Data records
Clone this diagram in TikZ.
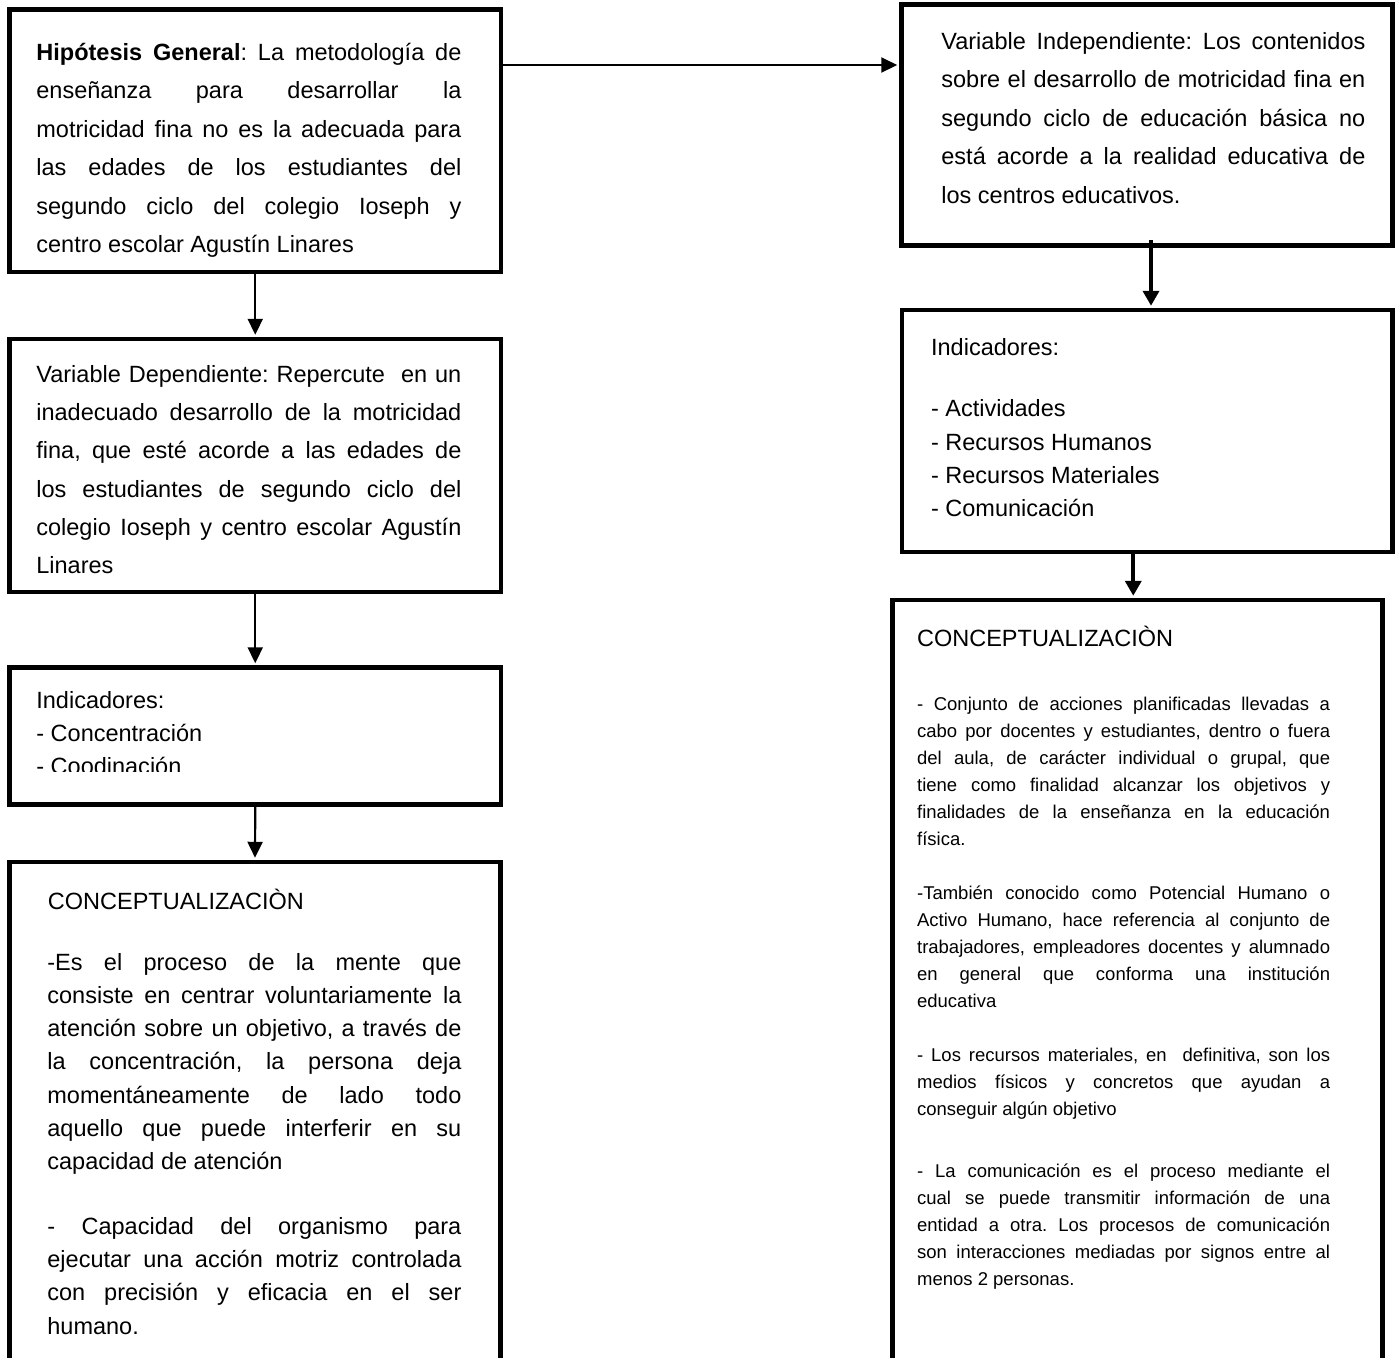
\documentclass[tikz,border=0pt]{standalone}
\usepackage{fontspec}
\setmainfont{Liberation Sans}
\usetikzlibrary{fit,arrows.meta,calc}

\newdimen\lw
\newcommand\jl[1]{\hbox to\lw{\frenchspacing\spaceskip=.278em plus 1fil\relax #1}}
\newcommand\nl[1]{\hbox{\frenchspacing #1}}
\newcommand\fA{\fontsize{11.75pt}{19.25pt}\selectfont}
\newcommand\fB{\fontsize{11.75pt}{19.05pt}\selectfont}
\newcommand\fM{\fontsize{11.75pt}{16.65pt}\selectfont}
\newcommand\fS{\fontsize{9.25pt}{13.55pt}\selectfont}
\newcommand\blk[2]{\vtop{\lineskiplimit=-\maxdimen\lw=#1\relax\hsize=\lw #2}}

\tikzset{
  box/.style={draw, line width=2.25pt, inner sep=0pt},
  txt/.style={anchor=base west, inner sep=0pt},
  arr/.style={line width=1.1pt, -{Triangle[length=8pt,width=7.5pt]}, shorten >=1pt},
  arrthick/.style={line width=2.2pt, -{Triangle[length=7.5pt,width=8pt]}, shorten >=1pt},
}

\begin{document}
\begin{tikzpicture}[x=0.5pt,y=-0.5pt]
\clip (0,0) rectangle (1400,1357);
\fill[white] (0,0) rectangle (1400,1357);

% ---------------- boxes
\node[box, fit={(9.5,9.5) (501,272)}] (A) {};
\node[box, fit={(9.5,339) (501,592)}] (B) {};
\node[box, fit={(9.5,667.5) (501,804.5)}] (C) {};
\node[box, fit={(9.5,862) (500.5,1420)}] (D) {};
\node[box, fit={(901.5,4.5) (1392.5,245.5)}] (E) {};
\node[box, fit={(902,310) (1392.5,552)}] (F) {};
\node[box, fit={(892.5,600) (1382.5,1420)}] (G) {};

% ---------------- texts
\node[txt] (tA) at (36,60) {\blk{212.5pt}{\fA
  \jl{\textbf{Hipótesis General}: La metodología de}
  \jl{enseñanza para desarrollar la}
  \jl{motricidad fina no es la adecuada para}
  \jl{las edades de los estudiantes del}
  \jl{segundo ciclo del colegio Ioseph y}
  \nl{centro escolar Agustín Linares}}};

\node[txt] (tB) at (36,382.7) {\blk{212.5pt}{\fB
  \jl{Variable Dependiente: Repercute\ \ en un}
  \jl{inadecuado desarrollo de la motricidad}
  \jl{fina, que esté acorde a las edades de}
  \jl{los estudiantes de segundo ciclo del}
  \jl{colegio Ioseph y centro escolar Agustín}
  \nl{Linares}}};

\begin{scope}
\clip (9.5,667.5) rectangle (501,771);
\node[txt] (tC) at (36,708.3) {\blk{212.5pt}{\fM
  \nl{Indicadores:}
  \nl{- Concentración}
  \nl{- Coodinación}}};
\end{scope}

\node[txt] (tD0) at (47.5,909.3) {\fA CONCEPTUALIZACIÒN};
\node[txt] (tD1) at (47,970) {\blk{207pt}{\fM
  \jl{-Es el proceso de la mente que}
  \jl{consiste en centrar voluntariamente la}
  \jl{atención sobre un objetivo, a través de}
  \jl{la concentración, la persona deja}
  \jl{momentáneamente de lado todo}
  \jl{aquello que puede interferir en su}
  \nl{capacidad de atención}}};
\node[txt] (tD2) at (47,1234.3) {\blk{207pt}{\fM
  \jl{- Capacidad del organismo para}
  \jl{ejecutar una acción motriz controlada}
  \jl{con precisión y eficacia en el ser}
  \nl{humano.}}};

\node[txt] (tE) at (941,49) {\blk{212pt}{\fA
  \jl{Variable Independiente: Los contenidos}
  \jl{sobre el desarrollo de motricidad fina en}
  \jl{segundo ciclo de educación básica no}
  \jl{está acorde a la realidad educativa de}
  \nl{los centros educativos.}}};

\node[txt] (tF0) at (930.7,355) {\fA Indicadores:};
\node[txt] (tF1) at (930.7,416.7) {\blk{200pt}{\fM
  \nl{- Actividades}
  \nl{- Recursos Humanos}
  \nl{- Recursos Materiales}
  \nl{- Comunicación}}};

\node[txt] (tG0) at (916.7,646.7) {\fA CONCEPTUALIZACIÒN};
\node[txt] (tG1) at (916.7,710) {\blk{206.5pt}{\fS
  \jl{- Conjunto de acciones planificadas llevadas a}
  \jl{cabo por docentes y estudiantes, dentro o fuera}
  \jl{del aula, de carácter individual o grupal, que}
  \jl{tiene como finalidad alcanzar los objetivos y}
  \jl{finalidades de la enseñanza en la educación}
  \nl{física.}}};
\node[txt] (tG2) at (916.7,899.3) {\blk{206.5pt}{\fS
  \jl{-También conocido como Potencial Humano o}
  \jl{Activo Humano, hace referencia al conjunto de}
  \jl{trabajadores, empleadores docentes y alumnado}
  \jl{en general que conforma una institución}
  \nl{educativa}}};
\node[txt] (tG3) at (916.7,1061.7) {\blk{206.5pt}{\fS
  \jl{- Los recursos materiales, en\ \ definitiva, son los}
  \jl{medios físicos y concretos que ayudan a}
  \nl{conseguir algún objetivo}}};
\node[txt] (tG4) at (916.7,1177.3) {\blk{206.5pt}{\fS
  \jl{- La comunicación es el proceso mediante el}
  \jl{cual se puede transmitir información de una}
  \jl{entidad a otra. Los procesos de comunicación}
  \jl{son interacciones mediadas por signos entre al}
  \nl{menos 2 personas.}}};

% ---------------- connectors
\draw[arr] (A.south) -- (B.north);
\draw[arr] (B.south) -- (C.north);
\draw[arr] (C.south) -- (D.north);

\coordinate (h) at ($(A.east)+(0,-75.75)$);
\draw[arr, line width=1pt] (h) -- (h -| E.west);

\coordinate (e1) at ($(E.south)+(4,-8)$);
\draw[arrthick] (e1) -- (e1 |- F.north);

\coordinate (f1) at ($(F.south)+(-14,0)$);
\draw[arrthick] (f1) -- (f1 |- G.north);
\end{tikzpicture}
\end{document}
...
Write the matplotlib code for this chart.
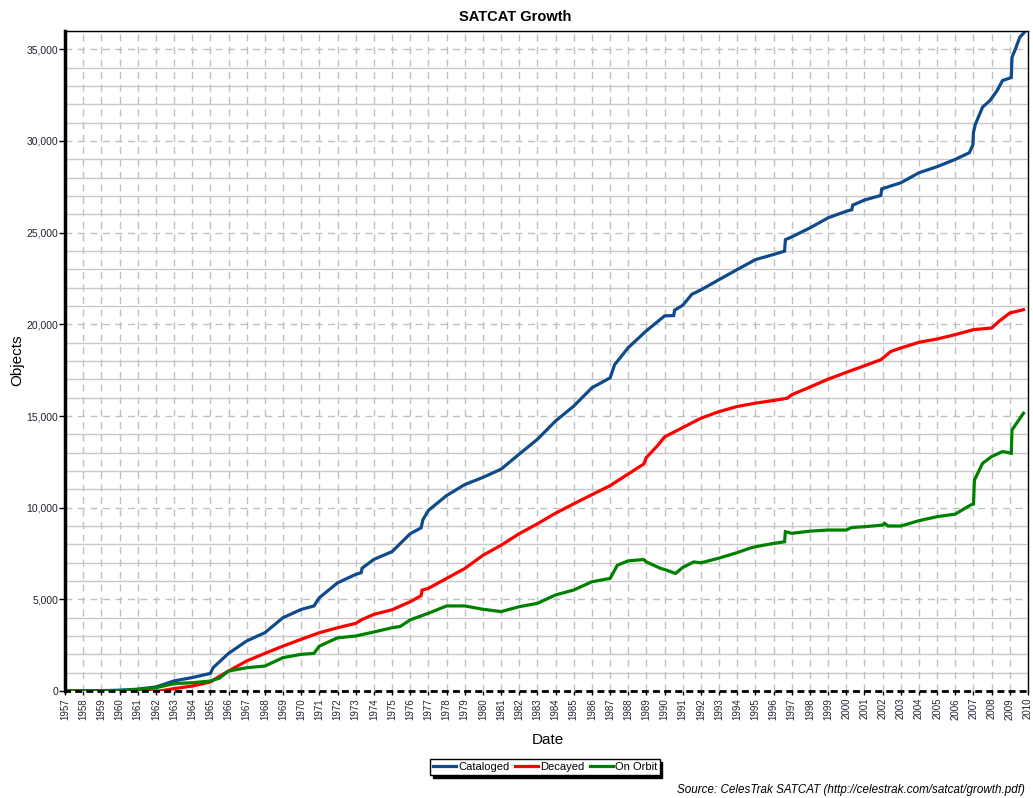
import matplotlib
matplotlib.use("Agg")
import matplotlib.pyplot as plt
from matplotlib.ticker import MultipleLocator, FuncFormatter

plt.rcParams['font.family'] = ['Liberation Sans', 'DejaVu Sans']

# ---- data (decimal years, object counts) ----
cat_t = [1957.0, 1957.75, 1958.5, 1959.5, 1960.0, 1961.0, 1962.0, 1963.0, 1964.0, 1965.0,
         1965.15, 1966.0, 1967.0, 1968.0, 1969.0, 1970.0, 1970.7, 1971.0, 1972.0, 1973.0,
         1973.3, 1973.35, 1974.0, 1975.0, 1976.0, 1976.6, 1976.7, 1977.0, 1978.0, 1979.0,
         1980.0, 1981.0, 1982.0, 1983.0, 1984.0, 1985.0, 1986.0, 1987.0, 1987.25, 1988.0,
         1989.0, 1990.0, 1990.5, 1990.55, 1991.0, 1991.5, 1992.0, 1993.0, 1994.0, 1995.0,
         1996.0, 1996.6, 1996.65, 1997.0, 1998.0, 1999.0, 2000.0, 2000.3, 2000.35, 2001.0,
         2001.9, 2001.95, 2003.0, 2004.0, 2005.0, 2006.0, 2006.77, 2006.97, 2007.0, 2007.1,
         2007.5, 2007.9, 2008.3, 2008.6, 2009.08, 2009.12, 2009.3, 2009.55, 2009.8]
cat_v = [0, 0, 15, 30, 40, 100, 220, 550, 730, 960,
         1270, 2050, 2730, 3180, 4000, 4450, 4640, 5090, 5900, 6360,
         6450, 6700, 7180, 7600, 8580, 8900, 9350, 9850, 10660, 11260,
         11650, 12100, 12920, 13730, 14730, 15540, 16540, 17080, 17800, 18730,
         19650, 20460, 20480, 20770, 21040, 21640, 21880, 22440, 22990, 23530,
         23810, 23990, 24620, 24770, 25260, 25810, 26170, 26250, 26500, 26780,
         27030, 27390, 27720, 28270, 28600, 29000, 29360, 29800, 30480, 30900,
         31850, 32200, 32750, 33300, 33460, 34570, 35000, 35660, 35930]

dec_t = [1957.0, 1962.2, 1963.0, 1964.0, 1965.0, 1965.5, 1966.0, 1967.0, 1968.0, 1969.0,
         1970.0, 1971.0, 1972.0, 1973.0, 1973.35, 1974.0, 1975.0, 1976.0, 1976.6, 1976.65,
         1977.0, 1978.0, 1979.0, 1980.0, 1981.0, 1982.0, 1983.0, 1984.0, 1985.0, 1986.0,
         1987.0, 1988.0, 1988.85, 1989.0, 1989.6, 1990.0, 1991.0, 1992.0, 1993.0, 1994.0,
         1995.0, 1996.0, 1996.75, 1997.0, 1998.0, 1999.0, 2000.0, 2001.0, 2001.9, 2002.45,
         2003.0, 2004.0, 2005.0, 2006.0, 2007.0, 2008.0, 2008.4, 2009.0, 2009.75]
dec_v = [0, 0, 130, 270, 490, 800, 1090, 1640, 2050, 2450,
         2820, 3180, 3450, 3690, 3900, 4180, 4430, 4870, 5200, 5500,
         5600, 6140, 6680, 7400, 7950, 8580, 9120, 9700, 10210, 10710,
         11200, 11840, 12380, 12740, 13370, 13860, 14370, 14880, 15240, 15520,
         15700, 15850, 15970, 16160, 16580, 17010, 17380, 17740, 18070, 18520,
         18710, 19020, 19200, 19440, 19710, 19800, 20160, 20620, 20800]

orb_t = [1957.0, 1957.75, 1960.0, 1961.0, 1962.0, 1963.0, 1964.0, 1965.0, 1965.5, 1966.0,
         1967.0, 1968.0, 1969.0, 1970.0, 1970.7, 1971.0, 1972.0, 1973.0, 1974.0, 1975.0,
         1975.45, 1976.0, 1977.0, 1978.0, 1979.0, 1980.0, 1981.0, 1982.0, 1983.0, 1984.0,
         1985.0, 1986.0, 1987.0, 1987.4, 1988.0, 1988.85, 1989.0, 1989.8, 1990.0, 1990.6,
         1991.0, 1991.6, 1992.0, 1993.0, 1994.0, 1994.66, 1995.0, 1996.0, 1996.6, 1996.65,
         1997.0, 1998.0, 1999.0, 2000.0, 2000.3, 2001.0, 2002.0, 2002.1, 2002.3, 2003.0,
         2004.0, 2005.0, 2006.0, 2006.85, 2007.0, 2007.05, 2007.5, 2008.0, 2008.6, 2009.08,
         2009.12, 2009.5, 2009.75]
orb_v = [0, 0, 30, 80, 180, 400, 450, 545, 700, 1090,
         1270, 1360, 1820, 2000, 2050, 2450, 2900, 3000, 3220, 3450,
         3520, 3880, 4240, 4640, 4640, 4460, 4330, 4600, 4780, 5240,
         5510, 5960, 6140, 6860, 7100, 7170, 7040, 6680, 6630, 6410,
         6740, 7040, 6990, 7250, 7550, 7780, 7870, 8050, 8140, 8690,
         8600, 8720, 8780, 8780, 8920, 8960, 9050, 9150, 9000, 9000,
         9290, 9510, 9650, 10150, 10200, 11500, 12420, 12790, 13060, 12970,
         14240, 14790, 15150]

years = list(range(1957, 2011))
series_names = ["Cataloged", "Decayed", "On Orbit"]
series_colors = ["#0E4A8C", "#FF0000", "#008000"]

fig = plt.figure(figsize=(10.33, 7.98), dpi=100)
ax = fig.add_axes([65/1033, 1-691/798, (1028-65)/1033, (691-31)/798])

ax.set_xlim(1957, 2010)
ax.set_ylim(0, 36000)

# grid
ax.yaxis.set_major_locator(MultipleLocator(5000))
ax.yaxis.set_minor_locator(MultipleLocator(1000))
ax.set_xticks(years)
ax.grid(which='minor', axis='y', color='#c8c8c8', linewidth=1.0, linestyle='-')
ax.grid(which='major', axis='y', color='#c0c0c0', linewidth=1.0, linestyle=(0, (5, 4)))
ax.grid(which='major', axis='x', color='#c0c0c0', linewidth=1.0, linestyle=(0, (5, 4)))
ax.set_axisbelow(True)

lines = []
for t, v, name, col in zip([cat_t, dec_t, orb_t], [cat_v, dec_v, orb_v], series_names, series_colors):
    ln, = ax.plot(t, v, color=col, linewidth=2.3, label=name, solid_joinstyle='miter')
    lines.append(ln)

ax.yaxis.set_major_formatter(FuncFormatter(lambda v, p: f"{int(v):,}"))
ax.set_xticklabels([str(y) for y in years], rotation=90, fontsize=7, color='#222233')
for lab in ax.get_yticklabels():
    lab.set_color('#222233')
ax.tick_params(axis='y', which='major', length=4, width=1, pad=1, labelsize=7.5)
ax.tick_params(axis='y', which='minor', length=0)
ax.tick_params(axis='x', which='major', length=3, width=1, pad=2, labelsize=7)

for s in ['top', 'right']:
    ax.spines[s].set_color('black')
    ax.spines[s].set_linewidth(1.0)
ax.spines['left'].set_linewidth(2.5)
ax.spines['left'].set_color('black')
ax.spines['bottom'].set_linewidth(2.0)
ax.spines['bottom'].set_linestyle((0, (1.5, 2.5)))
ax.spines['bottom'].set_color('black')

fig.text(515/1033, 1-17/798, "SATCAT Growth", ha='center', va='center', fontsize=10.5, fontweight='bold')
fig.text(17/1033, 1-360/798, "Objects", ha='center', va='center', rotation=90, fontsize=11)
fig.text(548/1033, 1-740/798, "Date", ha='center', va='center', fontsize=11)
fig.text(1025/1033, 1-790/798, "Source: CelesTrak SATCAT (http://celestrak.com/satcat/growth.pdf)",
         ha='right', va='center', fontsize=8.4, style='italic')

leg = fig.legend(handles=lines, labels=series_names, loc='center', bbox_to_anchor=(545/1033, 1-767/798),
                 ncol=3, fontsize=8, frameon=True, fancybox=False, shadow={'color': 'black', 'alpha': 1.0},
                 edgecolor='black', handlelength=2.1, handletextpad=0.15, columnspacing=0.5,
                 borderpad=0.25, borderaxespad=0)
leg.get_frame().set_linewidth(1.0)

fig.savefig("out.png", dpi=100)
* * *
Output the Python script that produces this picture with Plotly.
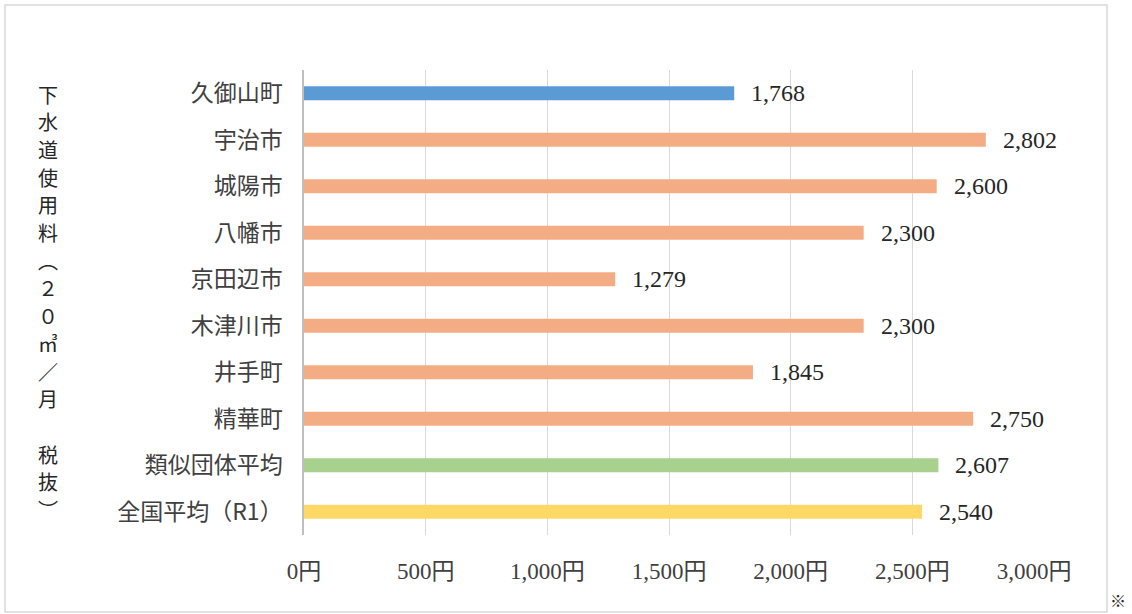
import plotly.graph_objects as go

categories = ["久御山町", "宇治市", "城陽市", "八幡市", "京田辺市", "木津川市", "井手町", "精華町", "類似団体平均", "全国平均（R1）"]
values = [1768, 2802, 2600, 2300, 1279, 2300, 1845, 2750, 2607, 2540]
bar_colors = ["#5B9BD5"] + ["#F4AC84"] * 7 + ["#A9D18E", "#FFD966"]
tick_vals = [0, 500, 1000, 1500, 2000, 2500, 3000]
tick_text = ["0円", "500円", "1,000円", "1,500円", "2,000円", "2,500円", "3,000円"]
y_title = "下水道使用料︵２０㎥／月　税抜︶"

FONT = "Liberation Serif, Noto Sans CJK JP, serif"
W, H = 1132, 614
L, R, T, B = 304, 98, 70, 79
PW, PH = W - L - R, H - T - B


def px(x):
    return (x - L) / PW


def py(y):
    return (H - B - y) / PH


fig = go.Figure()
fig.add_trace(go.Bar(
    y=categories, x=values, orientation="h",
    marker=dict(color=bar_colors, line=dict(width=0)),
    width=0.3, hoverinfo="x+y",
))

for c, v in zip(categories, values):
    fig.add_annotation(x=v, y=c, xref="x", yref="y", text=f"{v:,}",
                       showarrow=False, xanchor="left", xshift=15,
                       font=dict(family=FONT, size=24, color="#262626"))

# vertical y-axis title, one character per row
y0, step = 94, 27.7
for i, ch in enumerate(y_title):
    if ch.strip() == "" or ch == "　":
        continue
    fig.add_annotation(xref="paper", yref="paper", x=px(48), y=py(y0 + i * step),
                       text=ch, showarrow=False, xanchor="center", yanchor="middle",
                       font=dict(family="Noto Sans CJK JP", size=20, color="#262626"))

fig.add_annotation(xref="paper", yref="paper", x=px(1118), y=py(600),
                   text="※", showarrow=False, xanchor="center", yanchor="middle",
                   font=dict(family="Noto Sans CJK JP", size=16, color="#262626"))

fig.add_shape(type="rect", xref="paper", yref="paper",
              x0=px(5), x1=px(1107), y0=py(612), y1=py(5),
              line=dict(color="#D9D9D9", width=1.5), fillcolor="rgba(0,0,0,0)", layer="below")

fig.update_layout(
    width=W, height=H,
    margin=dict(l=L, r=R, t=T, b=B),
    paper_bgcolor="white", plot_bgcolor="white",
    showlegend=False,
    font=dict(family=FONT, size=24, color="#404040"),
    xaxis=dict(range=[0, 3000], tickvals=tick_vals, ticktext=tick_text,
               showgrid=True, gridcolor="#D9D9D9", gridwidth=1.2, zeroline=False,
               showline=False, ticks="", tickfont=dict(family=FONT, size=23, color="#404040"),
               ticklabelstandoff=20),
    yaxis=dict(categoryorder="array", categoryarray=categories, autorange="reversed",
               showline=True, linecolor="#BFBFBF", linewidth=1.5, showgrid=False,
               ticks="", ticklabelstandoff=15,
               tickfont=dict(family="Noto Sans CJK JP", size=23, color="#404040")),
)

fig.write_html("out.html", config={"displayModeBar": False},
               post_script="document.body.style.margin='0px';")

_EXERCISE TASK_
Only the lines starting at the line with "Write the matplotlib code for this chart." and ending at the line with "plt.rcParams['font.family'] = ['Liberation" should be printed again, exactly and with both ends kept; omit the pictures.

_COMPLETED EXERCISE_
Write the matplotlib code for this chart.
import matplotlib
matplotlib.use("Agg")
import matplotlib.pyplot as plt
from matplotlib.ticker import MultipleLocator, FuncFormatter

plt.rcParams['font.family'] = ['Liberation Sans', 'DejaVu Sans']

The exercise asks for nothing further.